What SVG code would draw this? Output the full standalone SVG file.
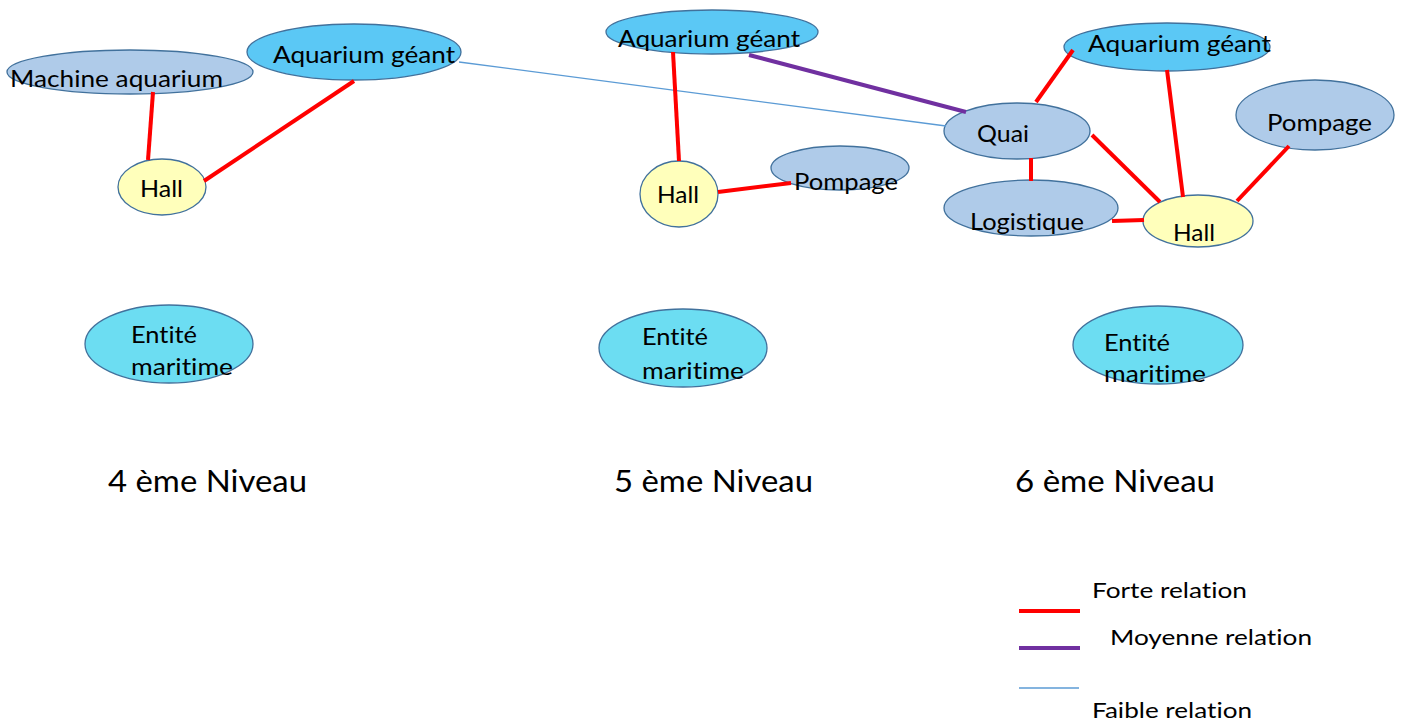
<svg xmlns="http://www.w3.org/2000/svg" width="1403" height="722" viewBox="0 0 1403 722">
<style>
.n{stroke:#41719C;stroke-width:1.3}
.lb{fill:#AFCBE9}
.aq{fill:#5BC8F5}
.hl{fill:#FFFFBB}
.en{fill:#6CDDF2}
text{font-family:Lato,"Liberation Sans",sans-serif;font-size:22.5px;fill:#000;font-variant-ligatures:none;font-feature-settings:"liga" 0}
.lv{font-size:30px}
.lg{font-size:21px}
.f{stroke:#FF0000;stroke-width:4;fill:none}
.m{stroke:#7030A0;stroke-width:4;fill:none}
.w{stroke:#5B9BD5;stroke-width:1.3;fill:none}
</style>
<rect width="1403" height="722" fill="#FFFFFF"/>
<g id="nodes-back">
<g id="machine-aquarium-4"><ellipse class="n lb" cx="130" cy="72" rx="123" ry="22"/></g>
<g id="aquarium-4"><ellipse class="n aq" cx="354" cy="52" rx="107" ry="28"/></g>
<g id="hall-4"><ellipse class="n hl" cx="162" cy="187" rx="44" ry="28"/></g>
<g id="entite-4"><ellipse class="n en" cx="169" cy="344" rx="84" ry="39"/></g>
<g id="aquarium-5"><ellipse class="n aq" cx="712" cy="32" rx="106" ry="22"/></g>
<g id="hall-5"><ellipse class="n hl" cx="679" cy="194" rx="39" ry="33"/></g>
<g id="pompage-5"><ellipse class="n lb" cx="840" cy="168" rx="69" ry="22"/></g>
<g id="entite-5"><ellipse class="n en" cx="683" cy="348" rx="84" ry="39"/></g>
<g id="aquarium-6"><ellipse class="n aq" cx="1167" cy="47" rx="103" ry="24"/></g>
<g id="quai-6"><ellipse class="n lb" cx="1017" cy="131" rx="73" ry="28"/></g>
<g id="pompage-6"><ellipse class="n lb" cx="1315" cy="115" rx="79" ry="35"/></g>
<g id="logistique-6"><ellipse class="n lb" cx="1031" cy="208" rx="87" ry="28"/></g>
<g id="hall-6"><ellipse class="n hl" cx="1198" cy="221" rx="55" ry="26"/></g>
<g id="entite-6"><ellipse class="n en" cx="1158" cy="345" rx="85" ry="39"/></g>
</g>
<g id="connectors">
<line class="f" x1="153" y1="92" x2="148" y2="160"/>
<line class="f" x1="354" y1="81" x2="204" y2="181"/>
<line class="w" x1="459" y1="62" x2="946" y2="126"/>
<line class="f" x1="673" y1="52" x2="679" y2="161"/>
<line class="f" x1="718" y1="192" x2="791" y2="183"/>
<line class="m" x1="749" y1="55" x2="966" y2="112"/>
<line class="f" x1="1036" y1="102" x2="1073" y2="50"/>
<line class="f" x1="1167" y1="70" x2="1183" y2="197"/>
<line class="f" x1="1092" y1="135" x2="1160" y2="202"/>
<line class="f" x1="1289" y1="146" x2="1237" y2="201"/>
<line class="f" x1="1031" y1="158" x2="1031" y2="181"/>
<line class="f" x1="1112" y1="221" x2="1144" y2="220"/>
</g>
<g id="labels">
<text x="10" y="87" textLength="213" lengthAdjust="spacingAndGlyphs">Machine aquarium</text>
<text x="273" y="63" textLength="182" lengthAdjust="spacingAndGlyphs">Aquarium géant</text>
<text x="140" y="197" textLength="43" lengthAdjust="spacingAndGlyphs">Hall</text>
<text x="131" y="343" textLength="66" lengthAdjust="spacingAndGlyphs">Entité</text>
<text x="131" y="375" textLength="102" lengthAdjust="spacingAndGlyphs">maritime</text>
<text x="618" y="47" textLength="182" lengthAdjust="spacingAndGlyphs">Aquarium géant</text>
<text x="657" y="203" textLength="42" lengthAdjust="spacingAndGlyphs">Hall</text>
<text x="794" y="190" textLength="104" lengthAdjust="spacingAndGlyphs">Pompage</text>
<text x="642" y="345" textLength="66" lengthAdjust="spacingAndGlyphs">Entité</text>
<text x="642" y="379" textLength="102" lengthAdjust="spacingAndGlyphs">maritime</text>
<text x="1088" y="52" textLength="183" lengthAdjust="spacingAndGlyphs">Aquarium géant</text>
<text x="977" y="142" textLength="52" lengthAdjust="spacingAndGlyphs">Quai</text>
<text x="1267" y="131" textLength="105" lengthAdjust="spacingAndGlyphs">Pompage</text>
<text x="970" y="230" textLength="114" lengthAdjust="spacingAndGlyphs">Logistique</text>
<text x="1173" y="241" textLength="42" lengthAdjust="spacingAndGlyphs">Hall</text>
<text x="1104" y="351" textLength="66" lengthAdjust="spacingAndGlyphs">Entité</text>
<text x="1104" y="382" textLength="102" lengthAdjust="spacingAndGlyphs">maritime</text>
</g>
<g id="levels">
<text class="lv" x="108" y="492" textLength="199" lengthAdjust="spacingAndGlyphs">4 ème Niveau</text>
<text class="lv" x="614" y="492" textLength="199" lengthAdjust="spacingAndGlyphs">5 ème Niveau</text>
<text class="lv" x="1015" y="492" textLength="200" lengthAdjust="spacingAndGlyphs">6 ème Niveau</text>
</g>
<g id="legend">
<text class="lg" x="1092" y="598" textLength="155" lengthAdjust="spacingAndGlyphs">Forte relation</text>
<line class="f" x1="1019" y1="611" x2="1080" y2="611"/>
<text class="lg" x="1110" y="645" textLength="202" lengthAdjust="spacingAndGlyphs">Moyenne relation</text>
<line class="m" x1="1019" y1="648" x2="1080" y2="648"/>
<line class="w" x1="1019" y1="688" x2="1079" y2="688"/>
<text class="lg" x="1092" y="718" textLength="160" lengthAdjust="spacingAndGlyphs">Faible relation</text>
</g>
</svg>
====
Task instructions –
Using the data above, write out every line exactly, leaving the images behind.

The solution –
What SVG code would draw this? Output the full standalone SVG file.
<svg xmlns="http://www.w3.org/2000/svg" width="1403" height="722" viewBox="0 0 1403 722">
<style>
.n{stroke:#41719C;stroke-width:1.3}
.lb{fill:#AFCBE9}
.aq{fill:#5BC8F5}
.hl{fill:#FFFFBB}
.en{fill:#6CDDF2}
text{font-family:Lato,"Liberation Sans",sans-serif;font-size:22.5px;fill:#000;font-variant-ligatures:none;font-feature-settings:"liga" 0}
.lv{font-size:30px}
.lg{font-size:21px}
.f{stroke:#FF0000;stroke-width:4;fill:none}
.m{stroke:#7030A0;stroke-width:4;fill:none}
.w{stroke:#5B9BD5;stroke-width:1.3;fill:none}
</style>
<rect width="1403" height="722" fill="#FFFFFF"/>
<g id="nodes-back">
<g id="machine-aquarium-4"><ellipse class="n lb" cx="130" cy="72" rx="123" ry="22"/></g>
<g id="aquarium-4"><ellipse class="n aq" cx="354" cy="52" rx="107" ry="28"/></g>
<g id="hall-4"><ellipse class="n hl" cx="162" cy="187" rx="44" ry="28"/></g>
<g id="entite-4"><ellipse class="n en" cx="169" cy="344" rx="84" ry="39"/></g>
<g id="aquarium-5"><ellipse class="n aq" cx="712" cy="32" rx="106" ry="22"/></g>
<g id="hall-5"><ellipse class="n hl" cx="679" cy="194" rx="39" ry="33"/></g>
<g id="pompage-5"><ellipse class="n lb" cx="840" cy="168" rx="69" ry="22"/></g>
<g id="entite-5"><ellipse class="n en" cx="683" cy="348" rx="84" ry="39"/></g>
<g id="aquarium-6"><ellipse class="n aq" cx="1167" cy="47" rx="103" ry="24"/></g>
<g id="quai-6"><ellipse class="n lb" cx="1017" cy="131" rx="73" ry="28"/></g>
<g id="pompage-6"><ellipse class="n lb" cx="1315" cy="115" rx="79" ry="35"/></g>
<g id="logistique-6"><ellipse class="n lb" cx="1031" cy="208" rx="87" ry="28"/></g>
<g id="hall-6"><ellipse class="n hl" cx="1198" cy="221" rx="55" ry="26"/></g>
<g id="entite-6"><ellipse class="n en" cx="1158" cy="345" rx="85" ry="39"/></g>
</g>
<g id="connectors">
<line class="f" x1="153" y1="92" x2="148" y2="160"/>
<line class="f" x1="354" y1="81" x2="204" y2="181"/>
<line class="w" x1="459" y1="62" x2="946" y2="126"/>
<line class="f" x1="673" y1="52" x2="679" y2="161"/>
<line class="f" x1="718" y1="192" x2="791" y2="183"/>
<line class="m" x1="749" y1="55" x2="966" y2="112"/>
<line class="f" x1="1036" y1="102" x2="1073" y2="50"/>
<line class="f" x1="1167" y1="70" x2="1183" y2="197"/>
<line class="f" x1="1092" y1="135" x2="1160" y2="202"/>
<line class="f" x1="1289" y1="146" x2="1237" y2="201"/>
<line class="f" x1="1031" y1="158" x2="1031" y2="181"/>
<line class="f" x1="1112" y1="221" x2="1144" y2="220"/>
</g>
<g id="labels">
<text x="10" y="87" textLength="213" lengthAdjust="spacingAndGlyphs">Machine aquarium</text>
<text x="273" y="63" textLength="182" lengthAdjust="spacingAndGlyphs">Aquarium géant</text>
<text x="140" y="197" textLength="43" lengthAdjust="spacingAndGlyphs">Hall</text>
<text x="131" y="343" textLength="66" lengthAdjust="spacingAndGlyphs">Entité</text>
<text x="131" y="375" textLength="102" lengthAdjust="spacingAndGlyphs">maritime</text>
<text x="618" y="47" textLength="182" lengthAdjust="spacingAndGlyphs">Aquarium géant</text>
<text x="657" y="203" textLength="42" lengthAdjust="spacingAndGlyphs">Hall</text>
<text x="794" y="190" textLength="104" lengthAdjust="spacingAndGlyphs">Pompage</text>
<text x="642" y="345" textLength="66" lengthAdjust="spacingAndGlyphs">Entité</text>
<text x="642" y="379" textLength="102" lengthAdjust="spacingAndGlyphs">maritime</text>
<text x="1088" y="52" textLength="183" lengthAdjust="spacingAndGlyphs">Aquarium géant</text>
<text x="977" y="142" textLength="52" lengthAdjust="spacingAndGlyphs">Quai</text>
<text x="1267" y="131" textLength="105" lengthAdjust="spacingAndGlyphs">Pompage</text>
<text x="970" y="230" textLength="114" lengthAdjust="spacingAndGlyphs">Logistique</text>
<text x="1173" y="241" textLength="42" lengthAdjust="spacingAndGlyphs">Hall</text>
<text x="1104" y="351" textLength="66" lengthAdjust="spacingAndGlyphs">Entité</text>
<text x="1104" y="382" textLength="102" lengthAdjust="spacingAndGlyphs">maritime</text>
</g>
<g id="levels">
<text class="lv" x="108" y="492" textLength="199" lengthAdjust="spacingAndGlyphs">4 ème Niveau</text>
<text class="lv" x="614" y="492" textLength="199" lengthAdjust="spacingAndGlyphs">5 ème Niveau</text>
<text class="lv" x="1015" y="492" textLength="200" lengthAdjust="spacingAndGlyphs">6 ème Niveau</text>
</g>
<g id="legend">
<text class="lg" x="1092" y="598" textLength="155" lengthAdjust="spacingAndGlyphs">Forte relation</text>
<line class="f" x1="1019" y1="611" x2="1080" y2="611"/>
<text class="lg" x="1110" y="645" textLength="202" lengthAdjust="spacingAndGlyphs">Moyenne relation</text>
<line class="m" x1="1019" y1="648" x2="1080" y2="648"/>
<line class="w" x1="1019" y1="688" x2="1079" y2="688"/>
<text class="lg" x="1092" y="718" textLength="160" lengthAdjust="spacingAndGlyphs">Faible relation</text>
</g>
</svg>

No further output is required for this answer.